The word hodgepodge (also found as two words or hyphenated between the syllables) came into English in the early 1400s as hogpoch, which was an alteration of the word hotchpotch that appeared in the late 1300s. At that time it was an Anglo-French legal term meaning “collection of property in a common ‘pot’ before dividing it equally,” a word derived from the Old French word hochepot that meant stew or soup.

Another item on the menu would be gallimaufry. It is defined as “a hodgepodge,” meaning a jumble or confused medley (more on this, too, in next week’s post), a ragout or hash. Gallimaufry has been used in English since the 1550s, having come across the channel from France, where it was spelled galimafrée.
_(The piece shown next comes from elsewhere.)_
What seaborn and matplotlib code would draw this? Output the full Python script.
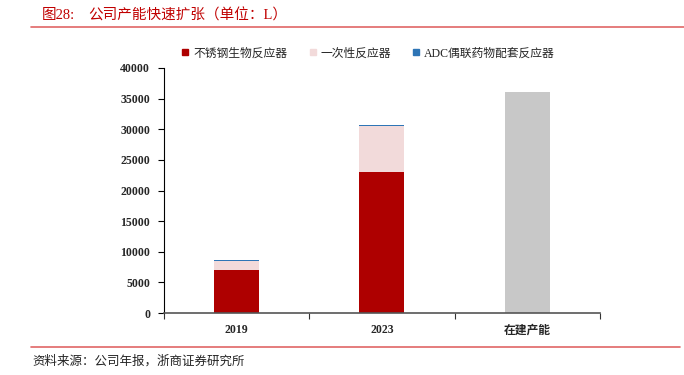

In Old French it was spelled calimafree, and since the late 1300s had referred to a “sauce made of mustard, ginger, and vinegar; a stew of carp.” Where that came from is open to debate. Carp stew with mustard/ginger sauce – comin’ right up.

Ragout (still pronounced in the French manner as ra-goo) is defined as a highly seasoned stew of meat or fish, with or without vegetables. Another dictionary allows poultry to be an ingredient, so add chicken ragout to the menu. Ragout has been used in English since the 1650s, and came from the French word ragoût, a form of the Middle French word  ragoûter, that meant ”awaken the appetite.” 

Hash has developed a déclassé connotation of diner fare about it, but the word refers more to the preparation of the food than the other words do. There is an element of cutting into small pieces rather than just mixing disparate ingredients. Defined primarily as “a dish of diced or chopped meat and often vegetables, as of leftover corned beef and veal and potatoes, sautéed in a frying pan” or “meat, potatoes, and carrots cooked together in gravy”,  we have another menu item – veal hash.

Hash came to English first as a verb (also in the 1650s) to describe the hacking or chopping of food into small pieces. The French word for chop up is hacher, from the Old French word for ax, hache (more on this in a future post, or I’ll never finish my menu).  The noun (the food, not the method of preparation) came into use about a decade later.  

One final item on the menu, a word much used in crosswords. Olio is a dish of many ingredients, and is not a misspelling of oleo. (See why we have so many “follow up” posts?) It, too, is defined as a mixture of heterogeneous elements, a hodgepodge, but it is also used informally to describe olla podrida, a spicy Spanish stew comprised often of sausage, chickpeas, tomatoes and other vegetables. Known on the Iberian peninsula since the 1640s, the word comes from the Spanish (olla) or Portuguese (olha) word for pot or jar. The Spanish and Portuguese got their word from the Latin word olla. Like casserole, its meaning transferred from the cooking vessel to the food itself. And we’ve come full circle.



Of course, the dessert menu would have to include zabaglione.